Diário Oficial mostra dispensa de servidor do cargo:
A dispensa de Delavald foi entendida como um recado. Muitos servidores sentiram a pressão se tornar mais forte após retaliação à negativa de compra. Os servidores estavam revoltados, especialmente porque todos os diretores e coordenadores com funções gratificadas não prestam serviço para o gabinete de um deputado, a exemplo de um cargo de confiança. Eles atuam em áreas vitais para o funcionamento de uma estrutura pública.
"A função gratificada tem função de responsabilidade diante do trabalho que é feito. É diferente de um CC que trabalha para um deputado. Na função gratificada se trabalha para a instituição, e foi aí que começou o problema", disse outro funcionário da Casa.
No início de setembro, o superintendente geral afirmou à Rádio Gaúcha que apenas 30 dos 189 servidores com funções gratificadas compraram o convite, o que, segundo ele, demonstraria que não houve pressão.

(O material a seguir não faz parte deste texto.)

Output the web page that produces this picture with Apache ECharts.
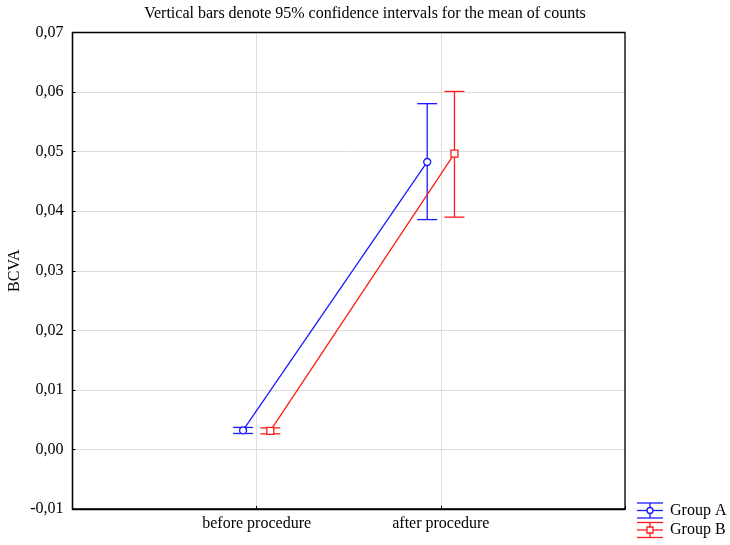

A prestação de contas parcial da campanha de Sossella entregue à Justiça Eleitoral aponta que 15 doações, totalizando R$ 55 mil, foram feitas por servidores da Assembleia.
Artur Souto chegou a ser afastado por decisão do Tribunal Regional Eleitoral (TRE) no início de setembro, porém o tribunal o reconduziu ao cargo no início desta semana. Com isso, servidores voltaram a viver um clima de tensão e evitaram voltar a conversar com a reportagem nos últimos dias.
A Polícia Federal e a Procuradoria Regional Eleitoral foram procurados, mas não comentaram o inquérito alegando que o mesmo corre sob sigilo. O superintendente da Assembleia Legislativa Artur Souto negou presssão a servidores. Gilmar Sossella também negou as denúncias e ainda rejeitou se afastar da presidência da Casa.